For each of these, you need to set bids based on a target ACoS for that specific strategy, not a blended account-level goal. As Rob from Pilothouse mentioned on the DTC Podcast, this starts with knowing your true profit margin per SKU after all Amazon fees and operational costs are factored in. Only then can you know what you can truly afford to pay for a sale.
The Unseen Benefits: Flywheel and Data
Adopting this strategy has powerful second-order effects that most sellers miss. First, it fuels the Amazon flywheel. As Clifford and Rob from the DTC Podcast point out, advertising spend has a direct impact on organic sales performance. An effective ad campaign drives sales velocity, which is a primary signal to the Amazon A9 algorithm. This improved velocity boosts your organic ranking, which in turn leads to more sales, which provides more data for your ad campaigns. Ads and organic rank are not separate channels; they are a reinforcing loop.
Second, your ad account becomes a priceless data-gathering tool. By running highly segmented campaigns, you are constantly learning what keywords, products, and strategies are working.
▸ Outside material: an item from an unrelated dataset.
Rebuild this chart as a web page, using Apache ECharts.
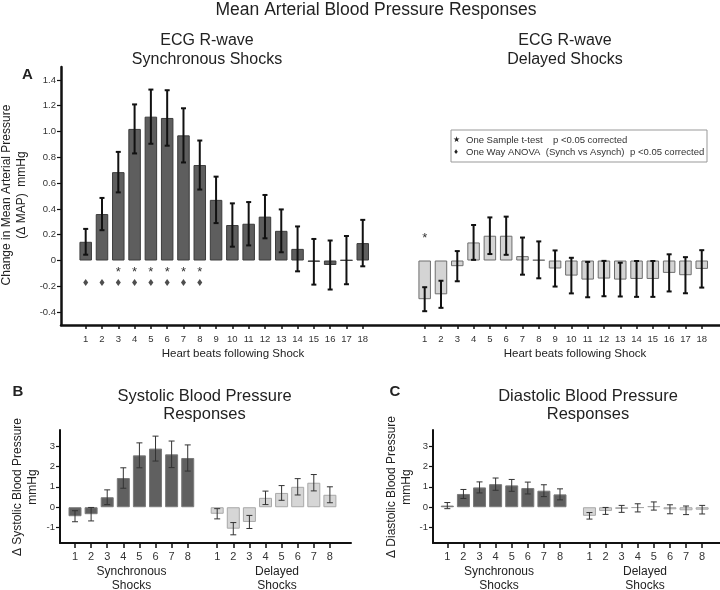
<!DOCTYPE html>
<html>
<head>
<meta charset="utf-8">
<script src="https://cdn.jsdelivr.net/npm/echarts@6/dist/echarts.min.js"></script>
<style>
html,body{margin:0;padding:0;background:#fff;}
#chart{width:720px;height:590px;}
</style>
</head>
<body>
<div id="chart"></div>
<script>
// ---------- DATA ----------
const beatsA = ['1','2','3','4','5','6','7','8','9','10','11','12','13','14','15','16','17','18'];
const synchMAP = [0.145,0.36,0.685,1.02,1.115,1.105,0.97,0.74,0.47,0.275,0.285,0.34,0.23,0.09,-0.01,-0.035,0.003,0.135];
const synchMAPErr = [0.10,0.125,0.157,0.19,0.21,0.215,0.21,0.19,0.18,0.168,0.168,0.168,0.166,0.174,0.177,0.19,0.187,0.18];
const delayedMAP = [-0.30,-0.262,-0.044,0.14,0.192,0.192,0.034,0.005,-0.062,-0.117,-0.148,-0.14,-0.148,-0.143,-0.143,-0.096,-0.114,-0.065];
const delayedMAPErr = [0.093,0.105,0.117,0.135,0.142,0.148,0.144,0.143,0.14,0.138,0.137,0.137,0.131,0.139,0.139,0.144,0.14,0.145];
const tTestSynch = ['3','4','5','6','7','8'];
const anovaSynch = ['1','2','3','4','5','6','7','8'];
const tTestDelayed = ['1'];
const yTicksA = [-0.4,-0.2,0,0.2,0.4,0.6,0.8,1.0,1.2,1.4];

const beatsBC = ['1','2','3','4','5','6','7','8'];
const synchSys = [-0.44,-0.34,0.49,1.43,2.54,2.87,2.59,2.41];
const synchSysErr = [0.27,0.33,0.36,0.5,0.61,0.61,0.65,0.64];
const delayedSys = [-0.32,-1.05,-0.72,0.46,0.70,1.0,1.2,0.61];
const delayedSysErr = [0.25,0.3,0.32,0.33,0.36,0.4,0.4,0.39];
const synchDia = [0.08,0.65,0.97,1.13,1.07,0.94,0.81,0.63];
const synchDiaErr = [0.15,0.22,0.27,0.3,0.29,0.29,0.29,0.27];
const delayedDia = [-0.42,-0.18,-0.08,-0.03,0.06,-0.1,-0.15,-0.12];
const delayedDiaErr = [0.16,0.17,0.17,0.2,0.2,0.22,0.21,0.21];
const yTicksBC = [-1,0,1,2,3];

// ---------- LAYOUT ----------
const FONT = "'Liberation Sans', Arial, Helvetica, sans-serif";
const OFF_A = 20.8;   // gap between the two groups (in beat units)
const OFF_BC = 8.83;
const SYNCH_FILL = '#5e5e5e', SYNCH_BORDER = '#3c3c3c';
const DEL_FILL = '#d4d4d4', DEL_BORDER = '#6e6e6e';

function positions(labels, offset){ return labels.map((b,i)=> i+1+offset); }
const posSA = positions(beatsA,0), posDA = positions(beatsA,OFF_A);
const posSB = positions(beatsBC,0), posDB = positions(beatsBC,OFF_BC);

function labeler(pos1, pos2, labels){
  return function(v){
    for (let i=0;i<labels.length;i++){
      if (Math.abs(pos1[i]-v)<1e-6 || Math.abs(pos2[i]-v)<1e-6) return labels[i];
    }
    return '';
  };
}

function xAxis(gi, min, max, pos, fmt, fs, lw, margin, tickLen){
  return {
    type:'value', gridIndex:gi, min:min, max:max,
    axisLine:{onZero:false, lineStyle:{color:'#111', width:lw}},
    axisTick:{show:true, customValues:pos, length:tickLen, lineStyle:{color:'#111', width:1.5}},
    axisLabel:{customValues:pos, formatter:fmt, fontSize:fs, fontFamily:FONT, color:'#333', margin:margin},
    splitLine:{show:false}
  };
}
function yAxis(gi, min, max, ticks, fmt, fs, lw){
  return {
    type:'value', gridIndex:gi, min:min, max:max,
    axisLine:{show:true, onZero:false, lineStyle:{color:'#111', width:lw}},
    axisTick:{show:true, customValues:ticks, length:4, lineStyle:{color:'#111', width:1.2}},
    axisLabel:{customValues:ticks, formatter:fmt, fontSize:fs, fontFamily:FONT, color:'#333', margin:5},
    splitLine:{show:false}
  };
}

function bars(xi, pos, vals, fill, border, bw){
  return {
    type:'bar', xAxisIndex:xi, yAxisIndex:xi, barWidth:bw, barGap:'-100%',
    data: vals.map((v,i)=>[pos[i], v]),
    itemStyle:{color:fill, borderColor:border, borderWidth:1},
    silent:true, z:2
  };
}
function errBars(xi, pos, vals, errs, color, lw, cap){
  return {
    type:'custom', xAxisIndex:xi, yAxisIndex:xi, z:5, silent:true,
    data: vals.map((v,i)=>[pos[i], v, errs[i]]),
    renderItem: function(params, api){
      const x = api.value(0), m = api.value(1), e = api.value(2);
      const t = api.coord([x, m+e]), b = api.coord([x, m-e]);
      const st = {stroke:color, lineWidth:lw};
      return {type:'group', children:[
        {type:'line', shape:{x1:t[0], y1:t[1], x2:b[0], y2:b[1]}, style:st},
        {type:'line', shape:{x1:t[0]-cap, y1:t[1], x2:t[0]+cap, y2:t[1]}, style:st},
        {type:'line', shape:{x1:b[0]-cap, y1:b[1], x2:b[0]+cap, y2:b[1]}, style:st}
      ]};
    }
  };
}
function textMarks(xi, labels, all, pos, yLevel, ch){
  return {
    type:'custom', xAxisIndex:xi, yAxisIndex:xi, z:6, silent:true,
    data: labels.map(l => [pos[all.indexOf(l)], yLevel]),
    renderItem: function(params, api){
      const p = api.coord([api.value(0), api.value(1)]);
      return {type:'text', x:p[0], y:p[1], style:{text:ch, font:'13px '+FONT, fill:'#333', align:'center', verticalAlign:'middle'}};
    }
  };
}
function diamonds(xi, labels, all, pos, yLevel){
  return {
    type:'scatter', xAxisIndex:xi, yAxisIndex:xi, z:6, silent:true,
    symbol:'diamond', symbolSize:[5,7],
    itemStyle:{color:'#222'},
    data: labels.map(l => [pos[all.indexOf(l)], yLevel])
  };
}

const fmtA = v => (Math.abs(v)<1e-9 ? '0' : v.toFixed(1));
const fmtBC = v => String(Math.round(v));

function txt(x, y, text, size, opts){
  opts = opts || {};
  return {type:'text', x:x, y:y, rotation:opts.rot||0, silent:true,
    style:{text:text, font:(opts.bold?'bold ':'')+size+'px '+FONT, fill:opts.color||'#222',
      align:opts.align||'center', verticalAlign:'middle', lineHeight:opts.lh||size*1.2}};
}

const option = {
  animation:false,
  backgroundColor:'#fff',
  grid:[
    {left:61, top:67, right:0, height:258},
    {left:60, top:430, width:291, height:113},
    {left:433, top:430, right:0, height:113}
  ],
  xAxis:[
    xAxis(0, -0.515, 39.92, posSA.concat(posDA), labeler(posSA,posDA,beatsA), 9.5, 2.5, 9, 4),
    xAxis(1, 0.068, 18.14, posSB.concat(posDB), labeler(posSB,posDB,beatsBC), 11, 2, 8, 5),
    xAxis(2, 0.11, 17.94, posSB.concat(posDB), labeler(posSB,posDB,beatsBC), 11, 2, 8, 5)
  ],
  yAxis:[
    yAxis(0, -0.5, 1.5, yTicksA, fmtA, 9.5, 2.5),
    yAxis(1, -1.75, 3.78, yTicksBC, fmtBC, 9.5, 2),
    yAxis(2, -1.75, 3.78, yTicksBC, fmtBC, 9.5, 2)
  ],
  series:[
    bars(0, posSA, synchMAP, SYNCH_FILL, SYNCH_BORDER, 12.5),
    bars(0, posDA, delayedMAP, DEL_FILL, DEL_BORDER, 12.5),
    errBars(0, posSA, synchMAP, synchMAPErr, '#111', 2, 2.5),
    errBars(0, posDA, delayedMAP, delayedMAPErr, '#111', 2, 2.5),
    textMarks(0, tTestSynch, beatsA, posSA, -0.095, '*'),
    textMarks(0, tTestDelayed, beatsA, posDA, 0.17, '*'),
    diamonds(0, anovaSynch, beatsA, posSA, -0.17),

    bars(1, posSB, synchSys, '#606060', '#7a7a7a', 13),
    bars(1, posDB, delayedSys, '#d6d6d6', '#a8a8a8', 13),
    errBars(1, posSB, synchSys, synchSysErr, '#333', 1, 3),
    errBars(1, posDB, delayedSys, delayedSysErr, '#333', 1, 3),

    bars(2, posSB, synchDia, '#606060', '#7a7a7a', 13),
    bars(2, posDB, delayedDia, '#d6d6d6', '#a8a8a8', 13),
    errBars(2, posSB, synchDia, synchDiaErr, '#333', 1, 3),
    errBars(2, posDB, delayedDia, delayedDiaErr, '#333', 1, 3)
  ],
  graphic:[
    txt(376, 10, 'Mean Arterial Blood Pressure Responses', 17.5),
    txt(207, 41, 'ECG R-wave', 16),
    txt(207, 60, 'Synchronous Shocks', 16),
    txt(565, 41, 'ECG R-wave', 16),
    txt(565, 60, 'Delayed Shocks', 16),
    txt(27.5, 75, 'A', 15, {bold:true}),
    txt(14.5, 195, 'Change in Mean Arterial Pressure\n(\u0394 MAP)  mmHg', 12, {rot:Math.PI/2, lh:15}),
    txt(233, 354, 'Heart beats following Shock', 11.5),
    txt(575, 354, 'Heart beats following Shock', 11.5),
    {type:'rect', shape:{x:451, y:130, width:256, height:32}, style:{fill:'#fff', stroke:'#999', lineWidth:1}, silent:true},
    txt(456, 140, '\u2605', 8, {color:'#222'}),
    txt(466, 140, 'One Sample t-test', 9.5, {align:'left', color:'#333'}),
    txt(553, 140, 'p <0.05 corrected', 9.5, {align:'left', color:'#333'}),
    txt(456, 152, '\u2666', 8, {color:'#222'}),
    txt(466, 152, 'One Way ANOVA  (Synch vs Asynch)', 9.5, {align:'left', color:'#333'}),
    txt(630, 152, 'p <0.05 corrected', 9.5, {align:'left', color:'#333'}),

    txt(18, 392, 'B', 15, {bold:true}),
    txt(204.5, 396, 'Systolic Blood Pressure', 16.5),
    txt(204.5, 414, 'Responses', 16.5),
    txt(25.5, 487, '\u0394 Systolic Blood Pressure\nmmHg', 12, {rot:Math.PI/2, lh:15}),
    txt(131.5, 572, 'Synchronous', 12),
    txt(131.5, 586, 'Shocks', 12),
    txt(277, 572, 'Delayed', 12),
    txt(277, 586, 'Shocks', 12),

    txt(395, 392, 'C', 15, {bold:true}),
    txt(588, 396, 'Diastolic Blood Pressure', 16.5),
    txt(588, 414, 'Responses', 16.5),
    txt(399, 487, '\u0394 Diastolic Blood Pressure\nmmHg', 12, {rot:Math.PI/2, lh:15}),
    txt(499, 572, 'Synchronous', 12),
    txt(499, 586, 'Shocks', 12),
    txt(645, 572, 'Delayed', 12),
    txt(645, 586, 'Shocks', 12)
  ]
};

const chart = echarts.init(document.getElementById('chart'), null, {renderer:'canvas'});
chart.setOption(option);
</script>
</body>
</html>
You’re building a proprietary map of your corner of the marketplace. This data is a durable competitive advantage. It informs not just your ad strategy but your product development, your listing optimization, and your overall business intelligence. A poorly structured account, on the other hand, generates only noise.
Your 30-60-90 Day Plan
How do you put this into practice? Here’s what I would do.
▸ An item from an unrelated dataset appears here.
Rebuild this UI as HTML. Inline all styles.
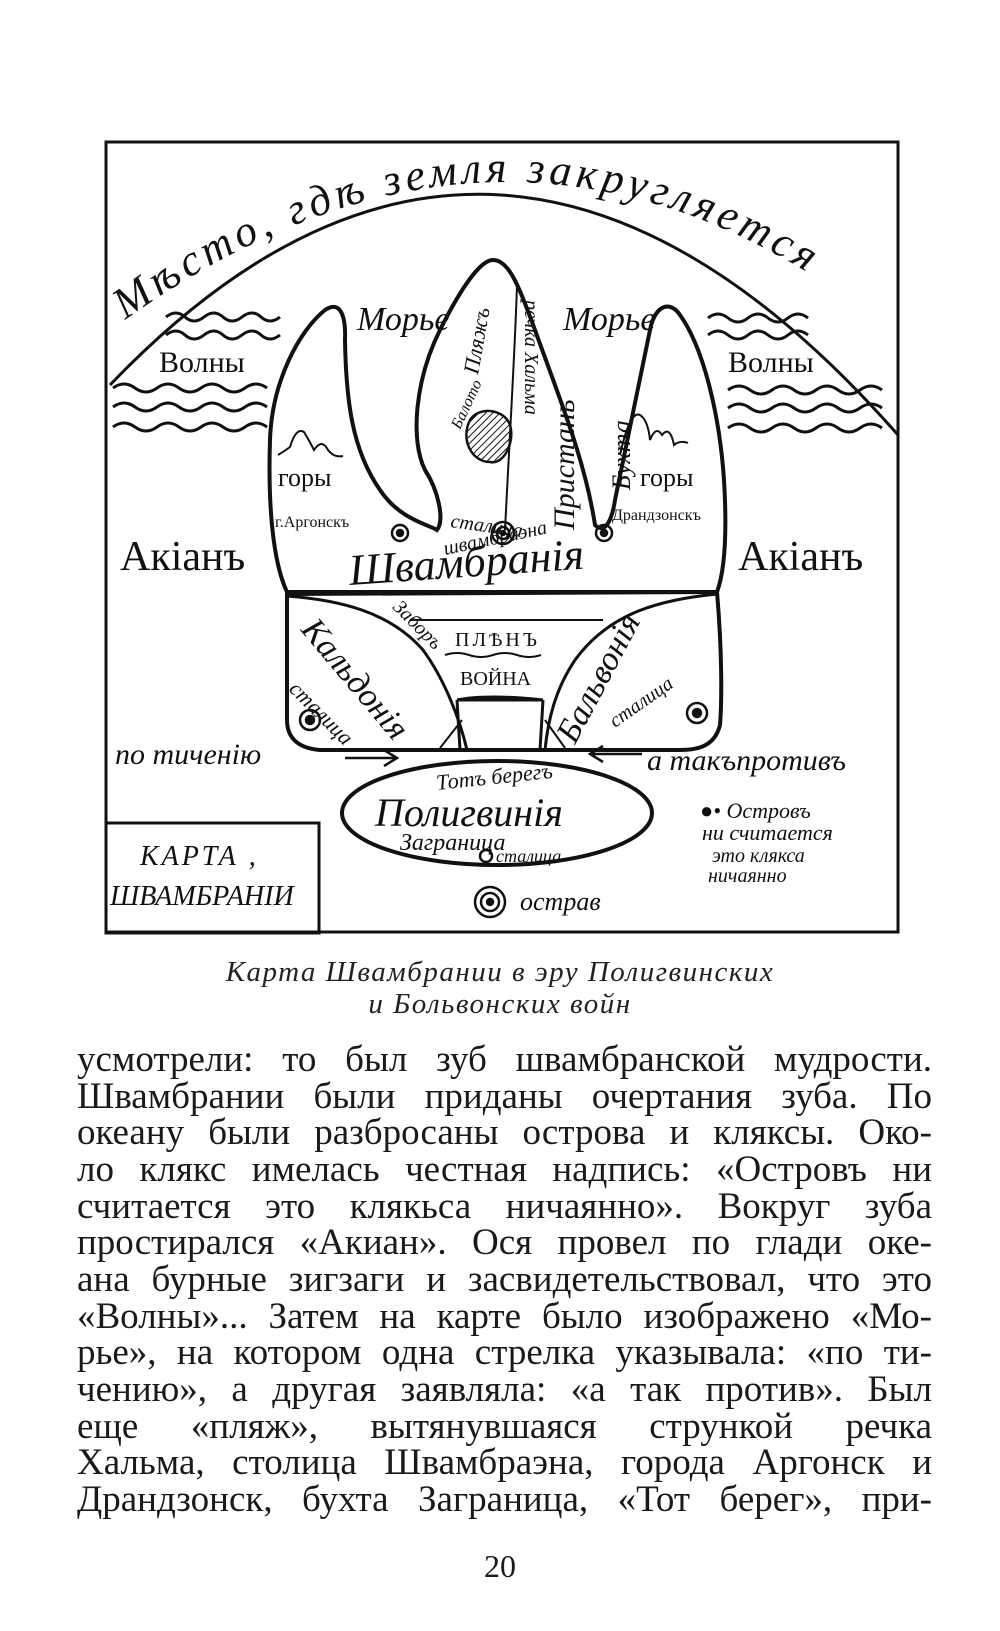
<!DOCTYPE html>
<html><head><meta charset="utf-8"><style>
html,body{margin:0;padding:0;background:#fff;}
body{width:1000px;height:1631px;position:relative;overflow:hidden;}
svg{position:absolute;left:0;top:0;}
.cap{position:absolute;left:0;width:1000px;text-align:center;font-family:"Liberation Serif",serif;font-style:italic;font-size:29px;letter-spacing:1.5px;color:#222;}
.ln{position:absolute;left:77px;width:855px;font-family:"Liberation Serif",serif;font-size:37px;color:#1a1a1a;text-align:justify;text-align-last:justify;white-space:nowrap;line-height:40px;height:40px;}
.pg{position:absolute;left:0;width:1000px;text-align:center;top:1548px;font-family:"Liberation Serif",serif;font-size:32px;color:#1a1a1a;}
</style></head><body>
<svg width="1000" height="1000" viewBox="0 0 1000 1000" font-family="Liberation Serif, serif" fill="none" stroke="#111">
<defs>
<pattern id="h" width="5" height="5" patternUnits="userSpaceOnUse" patternTransform="rotate(45)"><line x1="0" y1="0" x2="0" y2="5" stroke="#111" stroke-width="2"/></pattern>
<path id="tp" d="M125,320 Q490,60 835,290"/>
</defs>
<rect x="106" y="142" width="792" height="790" stroke-width="3"/>
<path d="M110,385 Q498,-20 898,435" stroke-width="3"/>
<text font-size="44" font-style="italic" fill="#111" stroke="none"><textPath href="#tp" textLength="730" lengthAdjust="spacing">Мѣсто, гдѣ земля закругляется</textPath></text>
<g stroke-width="3">
<path d="M166,317 q10,-8 19,0 t19,0 t19,0 t19,0 t19,0 t19,0"/>
<path d="M166,335 q10,-8 19,0 t19,0 t19,0 t19,0 t19,0 t19,0"/>
<path d="M113,388 q11,-8 22,0 t22,0 t22,0 t22,0 t22,0 t22,0 t22,0"/>
<path d="M113,407 q11,-8 22,0 t22,0 t22,0 t22,0 t22,0 t22,0 t22,0"/>
<path d="M113,427 q11,-8 22,0 t22,0 t22,0 t22,0 t22,0 t22,0 t22,0"/>
<path d="M708,318 q10,-8 20,0 t20,0 t20,0 t20,0 t20,0"/>
<path d="M708,335 q10,-8 20,0 t20,0 t20,0 t20,0 t20,0"/>
<path d="M728,390 q11,-8 22,0 t22,0 t22,0 t22,0 t22,0 t22,0 t22,0"/>
<path d="M728,408 q11,-8 22,0 t22,0 t22,0 t22,0 t22,0 t22,0 t22,0"/>
<path d="M728,428 q11,-8 22,0 t22,0 t22,0 t22,0 t22,0 t22,0 t22,0"/>
</g>
<!-- tooth -->
<path d="M287,592 C272,560 268,500 270,440 C272,380 300,330 325,310 C340,300 346,315 345,340 C346,400 352,450 380,490 C400,520 430,525 437,530 C445,520 438,490 425,470 C410,440 415,380 440,330 C460,290 480,260 493,260 C510,260 520,290 535,330 C560,400 585,460 595,525 C605,535 612,520 615,500 C625,450 640,380 650,330 C655,305 670,300 680,315 C705,350 720,420 724,480 C727,530 725,570 717,592 Z" stroke-width="4"/>
<path d="M517,285 C515,350 510,430 505,530" stroke-width="2"/>
<path d="M287,594 L717,592 C722,650 722,700 720,725 C715,745 700,750 680,750 L320,750 C295,748 287,735 287,720 Z" stroke-width="4"/>
<path d="M287,596 C340,600 390,612 423,650 C445,680 460,720 467,750" stroke-width="3"/>
<path d="M717,594 C660,600 610,612 575,660 C555,690 548,720 545,750" stroke-width="3"/>
<path d="M410,620 L603,620" stroke-width="2"/>
<path d="M445,655 q12,-4 24,0 t24,0 t24,0 t24,0" stroke-width="2"/>
<path d="M457,700 L543,700 M457,700 L460,750 M543,700 L540,750 M457,700 q30,-6 86,0" stroke-width="3"/>
<path d="M440,748 L462,720 M545,720 L565,748" stroke-width="2"/>
<path d="M470,420 C480,405 505,410 510,425 C515,440 505,465 490,462 C472,462 460,440 470,420 Z" stroke-width="2.5" fill="url(#h)"/>
<path d="M278,455 q8,-5 12,-8 q6,-20 14,-15 q6,10 10,18 q8,-12 14,0 q6,8 15,6" stroke-width="2"/>
<path d="M620,455 q10,-45 20,-40 q8,5 10,25 q6,-15 12,-5 q8,-10 12,10 q6,-5 14,-2" stroke-width="2"/>
<g stroke-width="2.5">
<circle cx="400" cy="533" r="8"/><circle cx="400" cy="533" r="3" fill="#111"/>
<circle cx="604" cy="533" r="8"/><circle cx="604" cy="533" r="3" fill="#111"/>
<circle cx="503" cy="533" r="11"/><circle cx="503" cy="533" r="6"/><circle cx="503" cy="533" r="2" fill="#111"/>
<circle cx="310" cy="720" r="10"/><circle cx="310" cy="720" r="4" fill="#111"/>
<circle cx="697" cy="713" r="10"/><circle cx="697" cy="713" r="4" fill="#111"/>
<circle cx="490" cy="902" r="15"/><circle cx="490" cy="902" r="9"/><circle cx="490" cy="902" r="3" fill="#111"/>
<circle cx="486" cy="856" r="6"/>
</g>
<g stroke-width="2.5">
<path d="M345,758 L396,758 M384,750 L397,758 L384,766"/>
<path d="M642,754 L591,754 M603,746 L590,754 L603,762"/>
</g>
<ellipse cx="497" cy="813" rx="155" ry="52" stroke-width="4"/>
<rect x="106" y="823" width="213" height="110" stroke-width="3"/>
<g fill="#111" stroke="none" font-style="italic">
<text x="357" y="330" font-size="34">Морье</text>
<text x="563" y="330" font-size="34">Морье</text>
<text x="159" y="372" font-size="30" font-style="normal">Волны</text>
<text x="728" y="372" font-size="30" font-style="normal">Волны</text>
<text x="120" y="570" font-size="42" font-style="normal">Акіанъ</text>
<text x="738" y="570" font-size="42" font-style="normal">Акіанъ</text>
<text x="278" y="486" font-size="26" font-style="normal">горы</text>
<text x="640" y="486" font-size="26" font-style="normal">горы</text>
<text x="275" y="527" font-size="16" font-style="normal">г.Аргонскъ</text>
<text x="612" y="520" font-size="16" font-style="normal">Драндзонскъ</text>
<text transform="translate(478,375) rotate(-80)" font-size="22">Пляжъ</text>
<text transform="translate(525,300) rotate(90)" font-size="20">речка Хальма</text>
<text transform="translate(574,530) rotate(-90)" font-size="30">Пристань</text>
<text transform="translate(630,490) rotate(-90)" font-size="26">Бухта</text>
<text transform="translate(460,430) rotate(-65)" font-size="16">Балото</text>
<text transform="translate(450,527) rotate(8)" font-size="20">сталица</text>
<text transform="translate(445,555) rotate(-12)" font-size="20">швамбраэна</text>
<text transform="translate(350,585) rotate(-4)" font-size="44">Швамбранія</text>
<text transform="translate(392,608) rotate(45)" font-size="20">Заборъ</text>
<text transform="translate(300,630) rotate(50)" font-size="34">Кальдонія</text>
<text transform="translate(288,690) rotate(45)" font-size="22">сталица</text>
<text transform="translate(575,745) rotate(-62)" font-size="34">Бальвонія</text>
<text transform="translate(615,728) rotate(-35)" font-size="20">сталица</text>
<text x="455" y="646" font-size="20" font-style="normal" letter-spacing="3">ПЛѢНЪ</text>
<text x="460" y="685" font-size="20" font-style="normal">ВОЙНА</text>
<text x="115" y="764" font-size="30">по тиченію</text>
<text x="647" y="770" font-size="30">а такъпротивъ</text>
<text transform="translate(437,790) rotate(-6)" font-size="22">Тотъ берегъ</text>
<text x="375" y="826" font-size="40">Полигвинія</text>
<text x="400" y="850" font-size="24">Заграница</text>
<text x="496" y="862" font-size="18">сталица</text>
<text x="700" y="818" font-size="22">●• Островъ</text>
<text x="702" y="840" font-size="22">ни считается</text>
<text x="712" y="862" font-size="20">это клякса</text>
<text x="708" y="882" font-size="20">ничаянно</text>
<text x="520" y="910" font-size="26">острав</text>
<text x="140" y="865" font-size="28" letter-spacing="3">КАРТА ,</text>
<text x="110" y="905" font-size="28">ШВАМБРАНІИ</text>
</g>
</svg>
<div class="cap" style="top:956px">Карта Швамбрании в эру Полигвинских</div>
<div class="cap" style="top:988px">и Больвонских войн</div>
<div class="ln" style="top:1040px">усмотрели: то был зуб швамбранской мудрости.</div>
<div class="ln" style="top:1077px">Швамбрании были приданы очертания зуба. По</div>
<div class="ln" style="top:1113px">океану были разбросаны острова и кляксы. Око-</div>
<div class="ln" style="top:1150px">ло клякс имелась честная надпись: «Островъ ни</div>
<div class="ln" style="top:1187px">считается это клякьса ничаянно». Вокруг зуба</div>
<div class="ln" style="top:1223px">простирался «Акиан». Ося провел по глади оке-</div>
<div class="ln" style="top:1260px">ана бурные зигзаги и засвидетельствовал, что это</div>
<div class="ln" style="top:1297px">«Волны»... Затем на карте было изображено «Мо-</div>
<div class="ln" style="top:1333px">рье», на котором одна стрелка указывала: «по ти-</div>
<div class="ln" style="top:1370px">чению», а другая заявляла: «а так против». Был</div>
<div class="ln" style="top:1407px">еще «пляж», вытянувшаяся стрункой речка</div>
<div class="ln" style="top:1443px">Хальма, столица Швамбраэна, города Аргонск и</div>
<div class="ln" style="top:1480px">Драндзонск, бухта Заграница, «Тот берег», при-</div>
<div class="pg">20</div>
</body></html>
- First 30 Days: Audit and Stabilize. Your first month is about fixing the foundation. First, do a full audit of your campaign structure. Is it "shallow"? Are high-performing campaigns constantly running out of budget? Immediately increase the budgets on your most profitable campaigns and start managing them with your bids. As discussed on the DTC Podcast, find out the true profit margin per SKU. This is your north star. Finally, implement the basic segmented structure: Branded, Competitor, Category, and Auto. The goal is to stop the bleeding and establish control.
- Next 30 Days: Optimize and Expand. Now you start playing offense. Use the data from your search term reports to harvest new keywords from your auto campaigns and add them to your exact-match manual campaigns. Simultaneously build out your negative keyword lists to cut wasted spend. Begin layering in top-of-funnel advertising. Launch Sponsored Brands campaigns to own more SERP real estate for your most important head terms and start testing Sponsored Display remarketing to bring back customers who viewed your products but didn't buy.
- Next 30 Days: Scale and Dominate. With a solid, data-generating foundation, it's time to scale. Identify your winning campaigns and confidently increase their bids and budgets to capture all available impression share. Double down on competitor targeting, bidding on the ASINs of your direct rivals. Use what you’ve learned to inform your strategy for major sales events like Prime Day, as outlined on the DTC Podcast analysis. You’ll be operating from a position of strength, armed with a deep understanding of what drives your growth, ready to take market share while your competitors are still just fiddling with their daily budgets.